▸ **To do**:
Make an exact copy of the lines, leaving the pictures out.

▸ **Data segment**:
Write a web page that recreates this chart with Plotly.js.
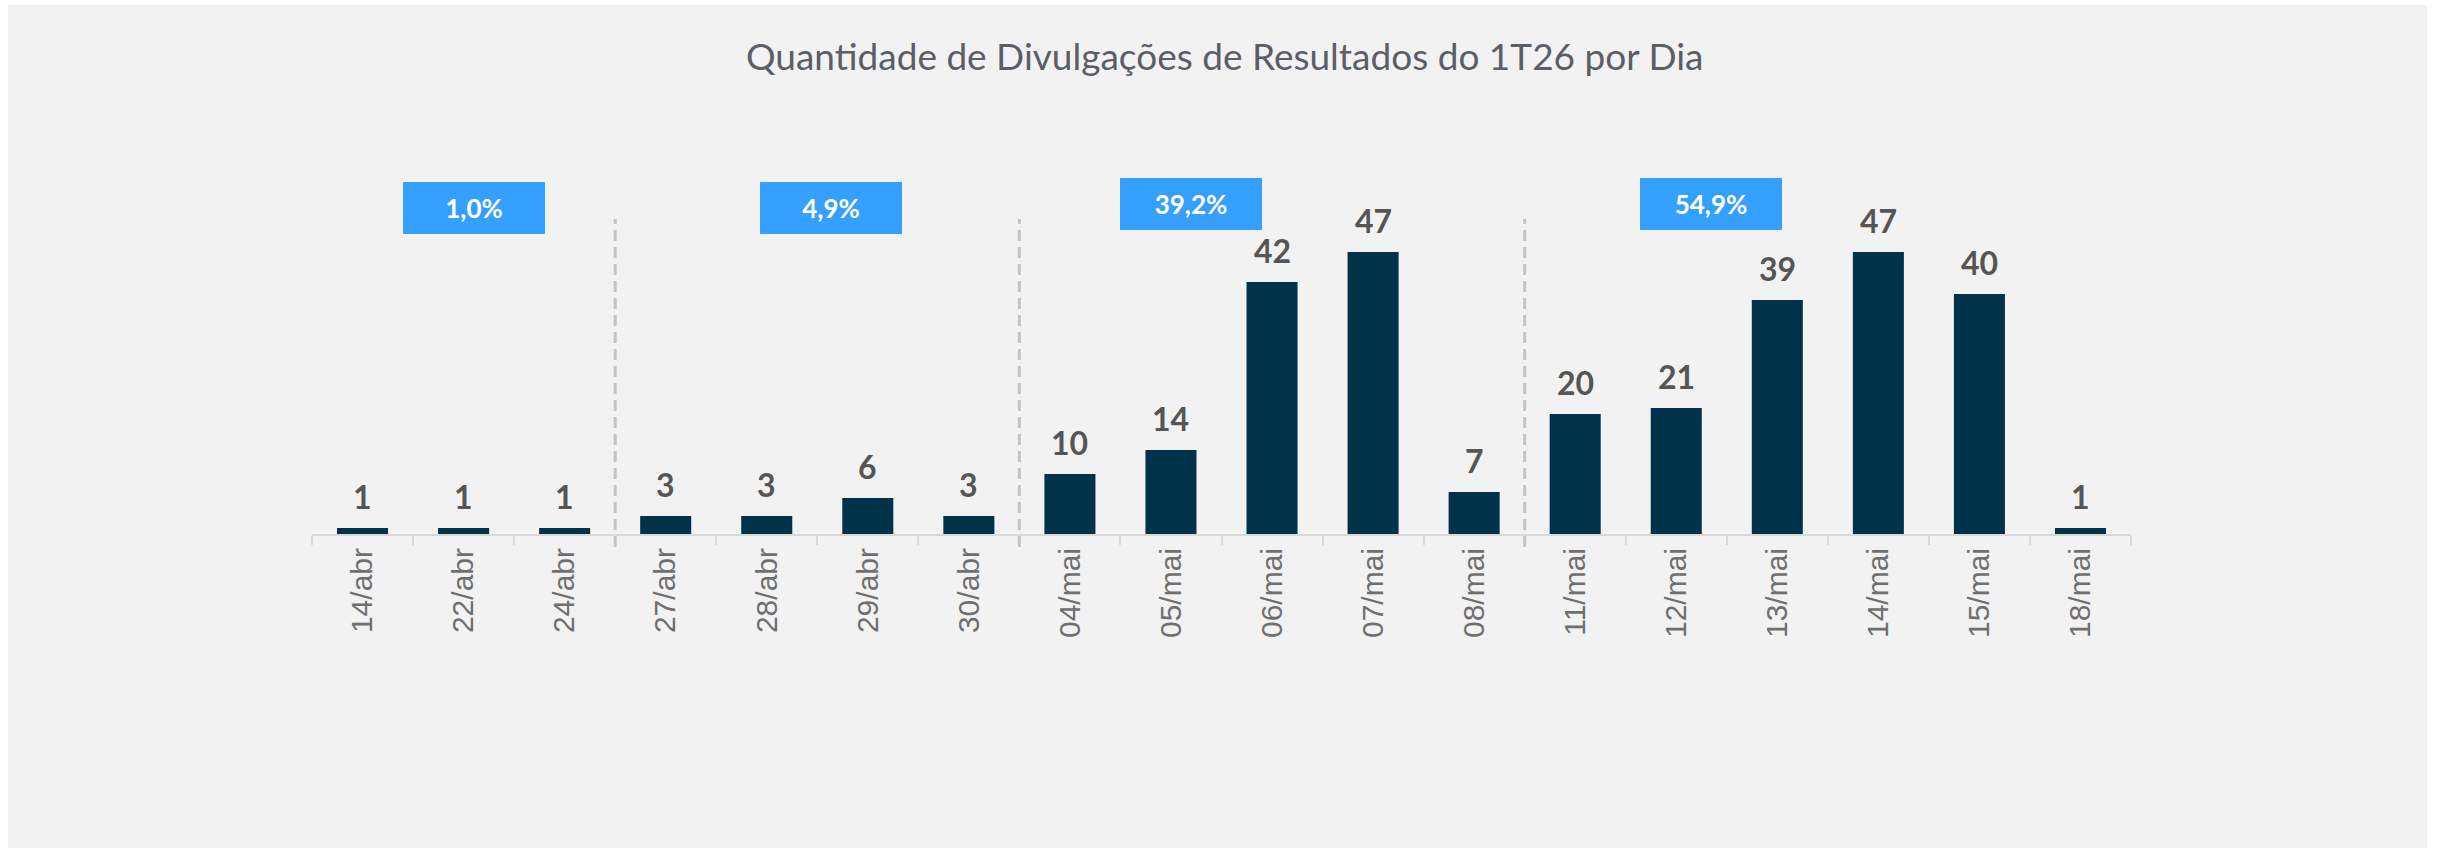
<!DOCTYPE html>
<html><head><meta charset="utf-8">
<script src="https://cdn.plot.ly/plotly-3.0.1.min.js"></script>
<style>
html,body{margin:0;padding:0;background:#ffffff;width:2438px;height:848px;overflow:hidden}
#chart{position:absolute;left:8px;top:5px;width:2419px;height:843px}
</style>
</head><body><div id="chart"></div>
<script>
// ---- data ----
const categories = ['14/abr','22/abr','24/abr','27/abr','28/abr','29/abr','30/abr',
  '04/mai','05/mai','06/mai','07/mai','08/mai',
  '11/mai','12/mai','13/mai','14/mai','15/mai','18/mai'];
const counts = [1,1,1,3,3,6,3,10,14,42,47,7,20,21,39,47,40,1];
const groupSizes = [3,4,5,6];
const groupShares = ['1,0%','4,9%','39,2%','54,9%'];
const chartTitle = 'Quantidade de Divulgações de Resultados do 1T26 por Dia';

// ---- layout-only positions ----
const boxCenters = [1.10, 4.64, 8.20, 13.34];
const boxY = [0.906, 0.906, 0.917, 0.917];

const labelFont = 'Lato, "Open Sans", sans-serif';
const barColor = '#00324A';
const boxColor = '#35A0FF';

const trace = {
  type: 'bar', x: categories, y: counts,
  marker: {color: barColor, line: {width: 0}},
  hoverinfo: 'x+y'
};

const annotations = counts.map((v, i) => ({
  x: categories[i], y: v, xref: 'x', yref: 'y',
  text: String(v), showarrow: false, yanchor: 'bottom', yshift: 10,
  font: {family: labelFont, size: 32, color: '#555555', weight: 'bold'}
}));
groupShares.forEach((s, g) => {
  annotations.push({
    x: boxCenters[g], y: boxY[g], xref: 'x', yref: 'paper',
    text: s, showarrow: false, xanchor: 'center', yanchor: 'middle',
    bgcolor: boxColor, width: 142, height: 52, borderpad: 0, borderwidth: 0,
    font: {family: labelFont, size: 26, color: '#ffffff', weight: 'bold'}
  });
});

const shapes = [];
let acc = 0;
for (let g = 0; g < groupSizes.length - 1; g++) {
  acc += groupSizes[g];
  shapes.push({
    type: 'line', xref: 'x', yref: 'paper',
    x0: acc - 0.5, x1: acc - 0.5, y0: -0.036, y1: 0.875,
    line: {color: '#c4c4c4', width: 3, dash: '11px,6px'}
  });
}

const layout = {
  width: 2419, height: 843,
  paper_bgcolor: '#f2f2f2', plot_bgcolor: 'rgba(0,0,0,0)',
  margin: {l: 304, r: 296, t: 169, b: 314, pad: 0},
  title: {text: chartTitle, x: 0.503, xanchor: 'center', y: 0.9377, yanchor: 'middle',
    xref: 'container', yref: 'container',
    font: {family: labelFont, size: 37, color: '#5b5e66'}},
  bargap: 0.495,
  showlegend: false,
  xaxis: {type: 'category', tickangle: -90, showline: true, linecolor: '#d9d9d9', linewidth: 2,
    ticks: 'outside', tickson: 'boundaries', ticklen: 9, tickwidth: 2, tickcolor: '#d9d9d9',
    showgrid: false, zeroline: false, fixedrange: true,
    tickfont: {family: '"Liberation Sans", Arial, sans-serif', size: 30, color: '#6f6f6f'}},
  yaxis: {visible: false, range: [0, 60], showgrid: false, zeroline: false, fixedrange: true},
  annotations: annotations,
  shapes: shapes
};

Plotly.newPlot('chart', [trace], layout, {displayModeBar: false, staticPlot: true});
</script>
</body></html>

▸ **Solution for this exercise**:
Write a web page that recreates this chart with Plotly.js.
<!DOCTYPE html>
<html><head><meta charset="utf-8">
<script src="https://cdn.plot.ly/plotly-3.0.1.min.js"></script>
<style>
html,body{margin:0;padding:0;background:#ffffff;width:2438px;height:848px;overflow:hidden}
#chart{position:absolute;left:8px;top:5px;width:2419px;height:843px}
</style>
</head><body><div id="chart"></div>
<script>
// ---- data ----
const categories = ['14/abr','22/abr','24/abr','27/abr','28/abr','29/abr','30/abr',
  '04/mai','05/mai','06/mai','07/mai','08/mai',
  '11/mai','12/mai','13/mai','14/mai','15/mai','18/mai'];
const counts = [1,1,1,3,3,6,3,10,14,42,47,7,20,21,39,47,40,1];
const groupSizes = [3,4,5,6];
const groupShares = ['1,0%','4,9%','39,2%','54,9%'];
const chartTitle = 'Quantidade de Divulgações de Resultados do 1T26 por Dia';

// ---- layout-only positions ----
const boxCenters = [1.10, 4.64, 8.20, 13.34];
const boxY = [0.906, 0.906, 0.917, 0.917];

const labelFont = 'Lato, "Open Sans", sans-serif';
const barColor = '#00324A';
const boxColor = '#35A0FF';

const trace = {
  type: 'bar', x: categories, y: counts,
  marker: {color: barColor, line: {width: 0}},
  hoverinfo: 'x+y'
};

const annotations = counts.map((v, i) => ({
  x: categories[i], y: v, xref: 'x', yref: 'y',
  text: String(v), showarrow: false, yanchor: 'bottom', yshift: 10,
  font: {family: labelFont, size: 32, color: '#555555', weight: 'bold'}
}));
groupShares.forEach((s, g) => {
  annotations.push({
    x: boxCenters[g], y: boxY[g], xref: 'x', yref: 'paper',
    text: s, showarrow: false, xanchor: 'center', yanchor: 'middle',
    bgcolor: boxColor, width: 142, height: 52, borderpad: 0, borderwidth: 0,
    font: {family: labelFont, size: 26, color: '#ffffff', weight: 'bold'}
  });
});

const shapes = [];
let acc = 0;
for (let g = 0; g < groupSizes.length - 1; g++) {
  acc += groupSizes[g];
  shapes.push({
    type: 'line', xref: 'x', yref: 'paper',
    x0: acc - 0.5, x1: acc - 0.5, y0: -0.036, y1: 0.875,
    line: {color: '#c4c4c4', width: 3, dash: '11px,6px'}
  });
}

const layout = {
  width: 2419, height: 843,
  paper_bgcolor: '#f2f2f2', plot_bgcolor: 'rgba(0,0,0,0)',
  margin: {l: 304, r: 296, t: 169, b: 314, pad: 0},
  title: {text: chartTitle, x: 0.503, xanchor: 'center', y: 0.9377, yanchor: 'middle',
    xref: 'container', yref: 'container',
    font: {family: labelFont, size: 37, color: '#5b5e66'}},
  bargap: 0.495,
  showlegend: false,
  xaxis: {type: 'category', tickangle: -90, showline: true, linecolor: '#d9d9d9', linewidth: 2,
    ticks: 'outside', tickson: 'boundaries', ticklen: 9, tickwidth: 2, tickcolor: '#d9d9d9',
    showgrid: false, zeroline: false, fixedrange: true,
    tickfont: {family: '"Liberation Sans", Arial, sans-serif', size: 30, color: '#6f6f6f'}},
  yaxis: {visible: false, range: [0, 60], showgrid: false, zeroline: false, fixedrange: true},
  annotations: annotations,
  shapes: shapes
};

Plotly.newPlot('chart', [trace], layout, {displayModeBar: false, staticPlot: true});
</script>
</body></html>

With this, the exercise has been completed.